Both services are deployed in Kubernetes and communicate via gRPC.


⚙️ Architecture

  • Scraper Service:

    • Scrapes paginated product lists from https://books.toscrape.com.
    • Sends HTML content to the Parser Service for data extraction.
    • Saves product data in a SQLite database.
  • Parser Service:

    • Exposes a gRPC endpoint to receive HTML content.
    • Extracts product details from the raw HTML received from the Scraper Service.

Deployment Diagram

[Scraper Service] --> [Parser Service] --> [SQLite Database]

📄 Deployment Files

Deployment files are located in the k8s directory:

  • scraper-deployment.yaml: Deploys the Scraper Service.
  • parser-deployment.yaml: Deploys the Parser Service.
  • parser-service.yaml: Exposes the Parser Service to other services.
  • sqlite-pv.yaml: Persistent volume for storing the SQLite database.

🚀 Deployment Instructions

Helper scripts are provided in the scripts directory to simplify the deployment process:

  1. Ensure Kubernetes is Running Locally:

    minikube start
  2. Build Docker Images:

    ./scripts/build.ps1
  3. Deploy Services:

    ./scripts/deploy.ps1
  4. Check Deployment Status:

    kubectl get pods
    kubectl get pvc
  5. Access Logs:

    kubectl logs <scraper-pod>
    kubectl logs <parser-pod>

🧪 Testing the Services

  1. Check Scraper Service Logs:

    kubectl logs -l app=scraper
  2. Check Parser Service Logs:

    kubectl logs -l app=parser
  3. Verify Database Contents:

    Access the SQLite database stored in the persistent volume:

    kubectl exec -it <scraper-pod> -- sqlite3 /data/products.db

    Query the database:

    SELECT * FROM products;

🛠️ Possible Issues and Improvements

Issues

  1. Parser Service Timeout

    • Description: The scraper service may experience timeouts when waiting for the parser service to respond, especially if the parsing operation takes a long time or the parser service is under heavy load.
    • Solution:
      • Increase the scraper’s request timeout configuration if needed.
      • Monitor the resource utilization of the parser service and scale it accordingly.
  2. HTML Page Structure Changes

    • Description: The scraper service relies on a specific HTML structure to extract data.

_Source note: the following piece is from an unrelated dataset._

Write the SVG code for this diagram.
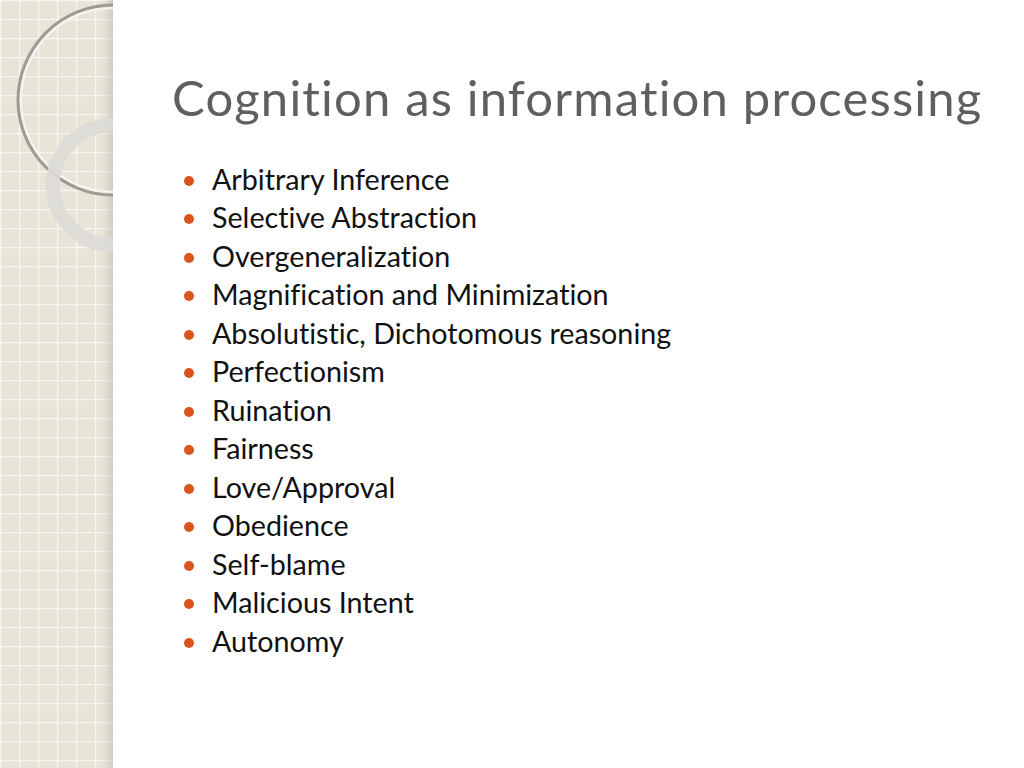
<svg xmlns="http://www.w3.org/2000/svg" width="1024" height="768" viewBox="0 0 1024 768">
<defs>
<pattern id="grid" width="19" height="19" patternUnits="userSpaceOnUse">
<rect width="19" height="19" fill="#e9e4d8"/>
<path d="M0 0.5H19M0.5 0V19" stroke="#f8f6f0" stroke-width="1.5"/>
</pattern>
<linearGradient id="edge" x1="0" x2="1"><stop offset="0" stop-color="#d8d4cc" stop-opacity="0"/><stop offset="1" stop-color="#bdb9b2"/></linearGradient>
</defs>
<style>
text{font-variant-ligatures:none}
.t{font-family:Lato,"Liberation Sans",sans-serif;font-size:28.7px;fill:#111}
.b{fill:#d9541e}
</style>
<rect width="1024" height="768" fill="#fff"/>
<rect width="113" height="768" fill="url(#grid)"/>
<rect x="100" width="13" height="768" fill="url(#edge)" opacity="0.6"/>
<path d="M113 5 A95 95 0 0 0 113 195" fill="none" stroke="#9e9a94" stroke-width="3"/>
<path d="M113 8 A92 92 0 0 0 113 192" fill="none" stroke="#f7f5f0" stroke-width="2"/>
<path d="M113 125 A60 60 0 0 0 113 245" fill="none" stroke="#dcdad6" stroke-width="14" opacity="0.9"/>
<text x="172" y="116" font-family="Lato,'Liberation Sans',sans-serif" font-size="49" letter-spacing="0.8" fill="#5f5f5f" textLength="810" lengthAdjust="spacing">Cognition as information processing</text>
<g>
<circle class="b" cx="189" cy="181" r="5"/><text class="t" x="212" y="190">Arbitrary Inference</text>
<circle class="b" cx="189" cy="219" r="5"/><text class="t" x="212" y="228">Selective Abstraction</text>
<circle class="b" cx="189" cy="258" r="5"/><text class="t" x="212" y="267">Overgeneralization</text>
<circle class="b" cx="189" cy="296" r="5"/><text class="t" x="212" y="305">Magnification and Minimization</text>
<circle class="b" cx="189" cy="335" r="5"/><text class="t" x="212" y="344">Absolutistic, Dichotomous reasoning</text>
<circle class="b" cx="189" cy="373" r="5"/><text class="t" x="212" y="382">Perfectionism</text>
<circle class="b" cx="189" cy="412" r="5"/><text class="t" x="212" y="421">Ruination</text>
<circle class="b" cx="189" cy="450" r="5"/><text class="t" x="212" y="459">Fairness</text>
<circle class="b" cx="189" cy="489" r="5"/><text class="t" x="212" y="498">Love/Approval</text>
<circle class="b" cx="189" cy="527" r="5"/><text class="t" x="212" y="536">Obedience</text>
<circle class="b" cx="189" cy="566" r="5"/><text class="t" x="212" y="575">Self-blame</text>
<circle class="b" cx="189" cy="604" r="5"/><text class="t" x="212" y="613">Malicious Intent</text>
<circle class="b" cx="189" cy="643" r="5"/><text class="t" x="212" y="652">Autonomy</text>
</g>
</svg>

If the structure of the target website changes, the scraper may fail to extract data correctly or miss important information.
    • Solution:
      • Regularly monitor the target website for changes in its HTML structure.
      • Implement error handling to detect when parsing fails or yields unexpected results.
      • Use flexible parsing methods that can adapt to minor changes in the HTML structure.
  3. Resource Limits and Out-of-Memory (OOM) Errors

    • Description: The scraper or parser service may be terminated due to exceeding memory or CPU limits.
    • Solution:
      • Set appropriate resource requests and limits in the deployment manifests.
      • Monitor the resource usage of the services using Kubernetes tools like kubectl top pods or Prometheus.

Improvements

  1. Logging:

    • Add structured logging and log levels (INFO, ERROR) to help with debugging.
  2. Database:

    • Migrate from SQLite to a more scalable database like PostgreSQL for production use.
  3. Security:

    • Implement TLS verification properly and avoid bypassing it in production environments.